Common SPF record mistakes

A good SPF record is short, current, and tied to the way your business actually sends mail.

Common mistakes include copying a vendor example without adding every sender, leaving old vendors in place, using broad IP ranges, publishing duplicate records, and nesting too many include mechanisms. Another common mistake is treating SPF as proof that the visible From address is protected. Without DMARC alignment, a message can pass SPF for one domain while showing a different From domain to the reader.

Use official sources when the exact requirement matters. SPF is defined in RFC 7208 and DKIM in RFC 6376. DMARC was originally defined in RFC 7489, and the current DMARC protocol is RFC 9989 with aggregate reporting in RFC 9990. For mailbox provider rules, check the current Google sender guidelines and Microsoft sender requirements because enforcement details can change.

SPF record FAQ

Is SPF a TXT record?

Yes.

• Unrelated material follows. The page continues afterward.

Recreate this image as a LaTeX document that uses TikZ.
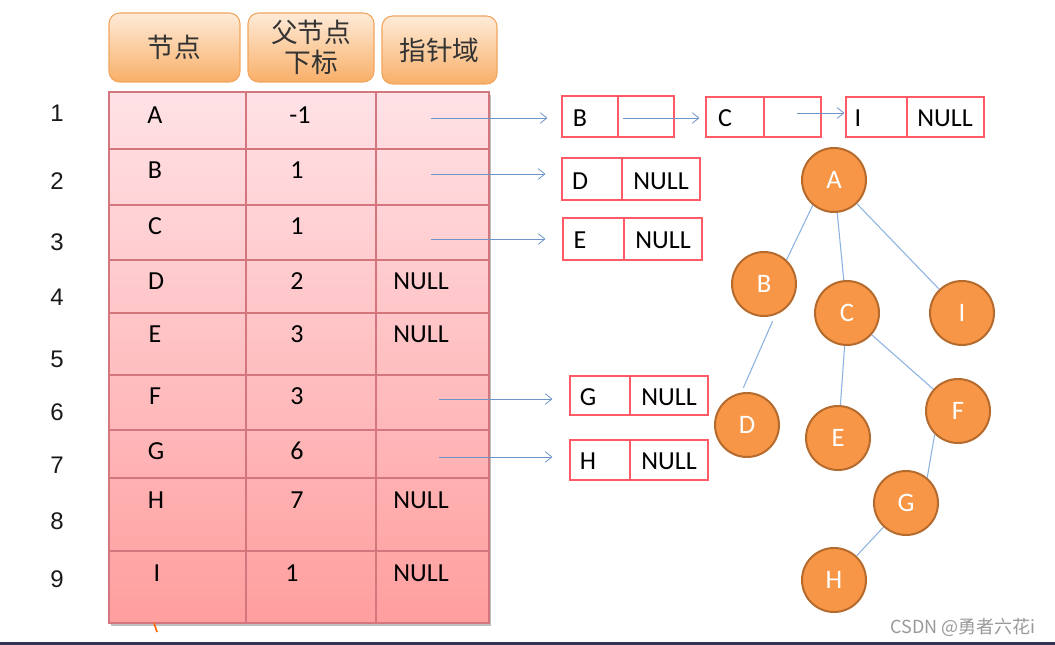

Modern SPF is published as a DNS TXT record that starts with v=spf1. The old SPF DNS record type is not what most domains should publish today.

Should I use ~all or -all?

Use ~all while you are still finding legitimate senders. Move toward -all only after SPF, DKIM, and DMARC reports show that real mail is passing.

Does SPF stop spoofing?

SPF helps, but it does not stop spoofing alone because it checks the envelope sender or HELO domain. DMARC is what ties SPF or DKIM authentication to the visible From domain.

Can SPF passing keep email out of spam?

It can help, but it is not a guarantee. Gmail, Outlook, and other providers also consider reputation, complaints, blocklists, content, engagement, DNS, and their own local policy.